— Start of SUPPLIED DATA —
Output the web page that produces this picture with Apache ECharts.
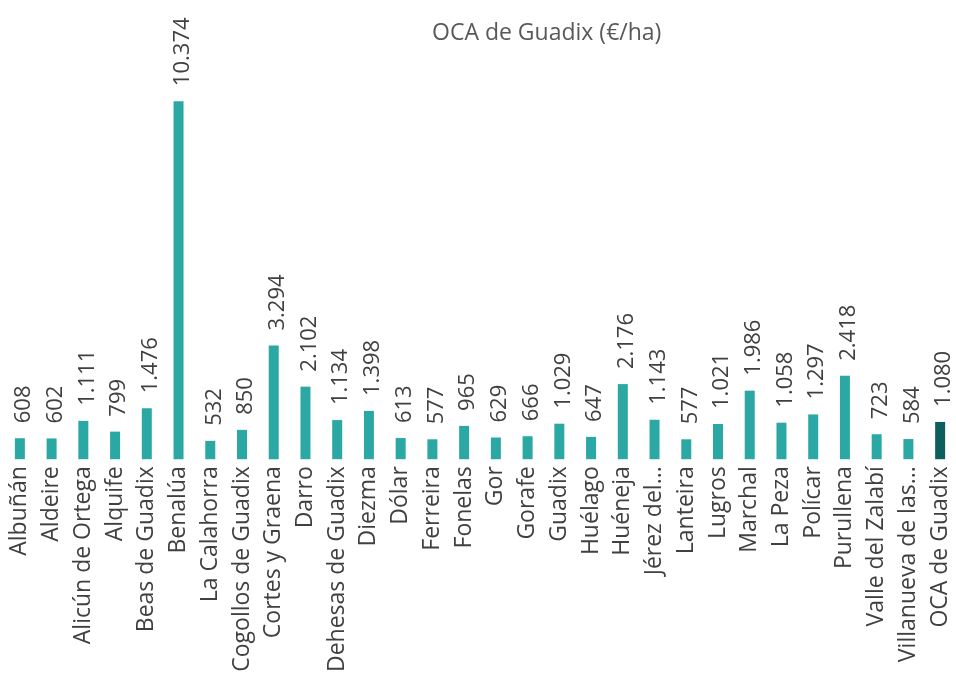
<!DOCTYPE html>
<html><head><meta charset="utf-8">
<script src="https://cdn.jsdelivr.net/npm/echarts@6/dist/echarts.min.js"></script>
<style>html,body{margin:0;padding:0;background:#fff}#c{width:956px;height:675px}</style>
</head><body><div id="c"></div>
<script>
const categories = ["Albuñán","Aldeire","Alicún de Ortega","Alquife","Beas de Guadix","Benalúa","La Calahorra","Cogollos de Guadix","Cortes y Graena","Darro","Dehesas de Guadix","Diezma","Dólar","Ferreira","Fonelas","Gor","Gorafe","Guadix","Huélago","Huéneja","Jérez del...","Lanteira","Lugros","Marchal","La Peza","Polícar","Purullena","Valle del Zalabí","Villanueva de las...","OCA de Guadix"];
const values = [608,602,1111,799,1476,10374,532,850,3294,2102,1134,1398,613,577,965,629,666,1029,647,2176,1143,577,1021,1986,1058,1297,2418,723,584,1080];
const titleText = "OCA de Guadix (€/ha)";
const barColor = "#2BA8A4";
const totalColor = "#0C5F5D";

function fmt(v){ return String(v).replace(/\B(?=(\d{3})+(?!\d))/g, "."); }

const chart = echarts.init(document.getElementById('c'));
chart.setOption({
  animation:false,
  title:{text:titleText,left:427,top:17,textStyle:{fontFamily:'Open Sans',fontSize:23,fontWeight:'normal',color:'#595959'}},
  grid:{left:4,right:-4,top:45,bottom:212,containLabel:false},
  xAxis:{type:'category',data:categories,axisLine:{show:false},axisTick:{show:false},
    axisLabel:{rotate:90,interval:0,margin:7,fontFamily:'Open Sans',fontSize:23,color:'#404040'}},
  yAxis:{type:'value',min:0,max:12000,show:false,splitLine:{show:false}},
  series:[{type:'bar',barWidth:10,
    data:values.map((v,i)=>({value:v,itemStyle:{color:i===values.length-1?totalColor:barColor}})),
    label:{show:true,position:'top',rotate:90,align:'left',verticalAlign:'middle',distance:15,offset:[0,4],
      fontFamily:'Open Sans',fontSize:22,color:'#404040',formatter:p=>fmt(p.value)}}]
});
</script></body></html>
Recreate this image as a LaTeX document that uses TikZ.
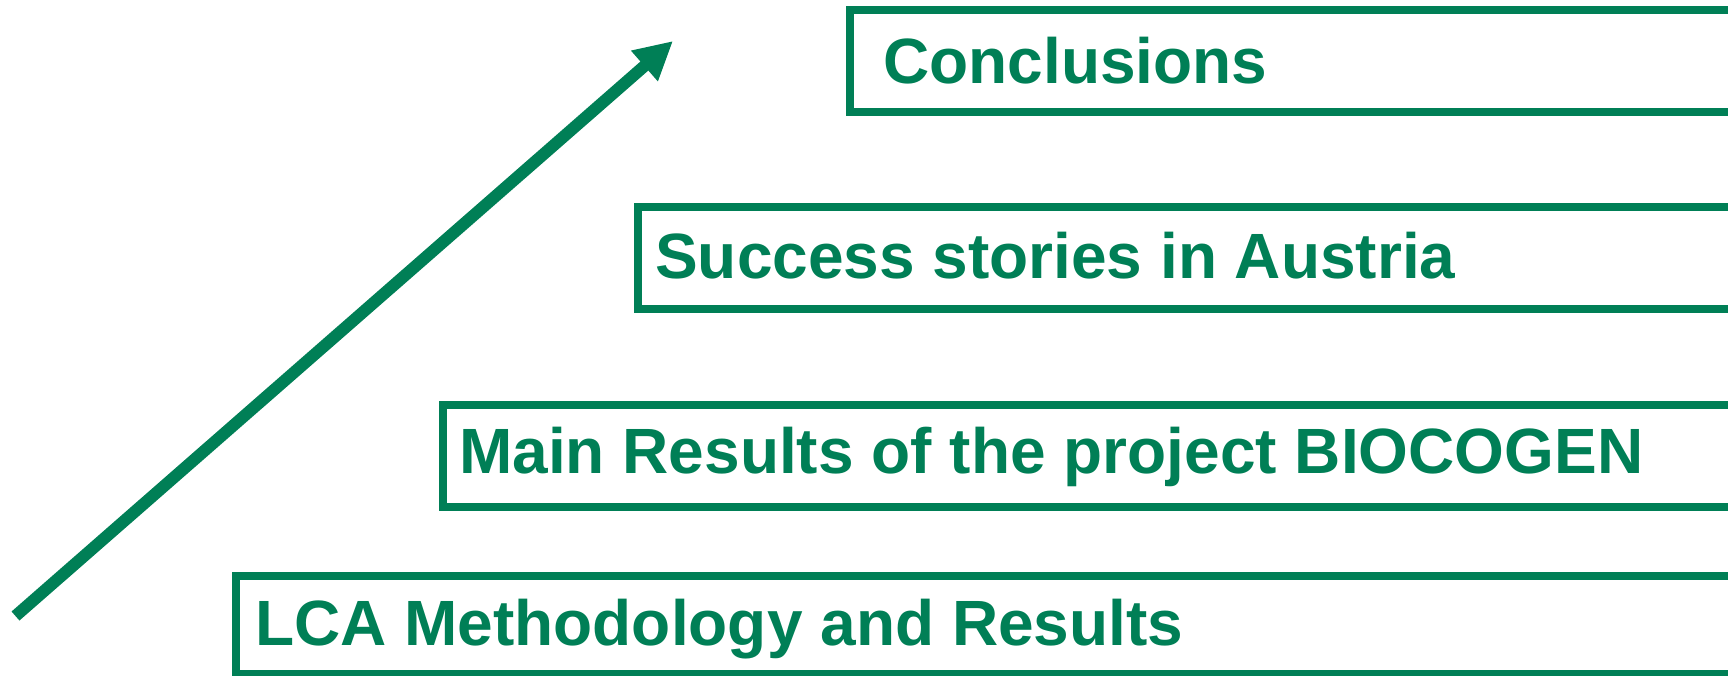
— End of SUPPLIED DATA —
§ **REQUIREMENT**
The records shown above are to be repeated exactly, with the pictures left out.

§ **RESPONSE TO THIS EXERCISE**
Output the web page that produces this picture with Apache ECharts.
<!DOCTYPE html>
<html><head><meta charset="utf-8">
<script src="https://cdn.jsdelivr.net/npm/echarts@6/dist/echarts.min.js"></script>
<style>html,body{margin:0;padding:0;background:#fff}#c{width:956px;height:675px}</style>
</head><body><div id="c"></div>
<script>
const categories = ["Albuñán","Aldeire","Alicún de Ortega","Alquife","Beas de Guadix","Benalúa","La Calahorra","Cogollos de Guadix","Cortes y Graena","Darro","Dehesas de Guadix","Diezma","Dólar","Ferreira","Fonelas","Gor","Gorafe","Guadix","Huélago","Huéneja","Jérez del...","Lanteira","Lugros","Marchal","La Peza","Polícar","Purullena","Valle del Zalabí","Villanueva de las...","OCA de Guadix"];
const values = [608,602,1111,799,1476,10374,532,850,3294,2102,1134,1398,613,577,965,629,666,1029,647,2176,1143,577,1021,1986,1058,1297,2418,723,584,1080];
const titleText = "OCA de Guadix (€/ha)";
const barColor = "#2BA8A4";
const totalColor = "#0C5F5D";

function fmt(v){ return String(v).replace(/\B(?=(\d{3})+(?!\d))/g, "."); }

const chart = echarts.init(document.getElementById('c'));
chart.setOption({
  animation:false,
  title:{text:titleText,left:427,top:17,textStyle:{fontFamily:'Open Sans',fontSize:23,fontWeight:'normal',color:'#595959'}},
  grid:{left:4,right:-4,top:45,bottom:212,containLabel:false},
  xAxis:{type:'category',data:categories,axisLine:{show:false},axisTick:{show:false},
    axisLabel:{rotate:90,interval:0,margin:7,fontFamily:'Open Sans',fontSize:23,color:'#404040'}},
  yAxis:{type:'value',min:0,max:12000,show:false,splitLine:{show:false}},
  series:[{type:'bar',barWidth:10,
    data:values.map((v,i)=>({value:v,itemStyle:{color:i===values.length-1?totalColor:barColor}})),
    label:{show:true,position:'top',rotate:90,align:'left',verticalAlign:'middle',distance:15,offset:[0,4],
      fontFamily:'Open Sans',fontSize:22,color:'#404040',formatter:p=>fmt(p.value)}}]
});
</script></body></html>
Recreate this image as a LaTeX document that uses TikZ.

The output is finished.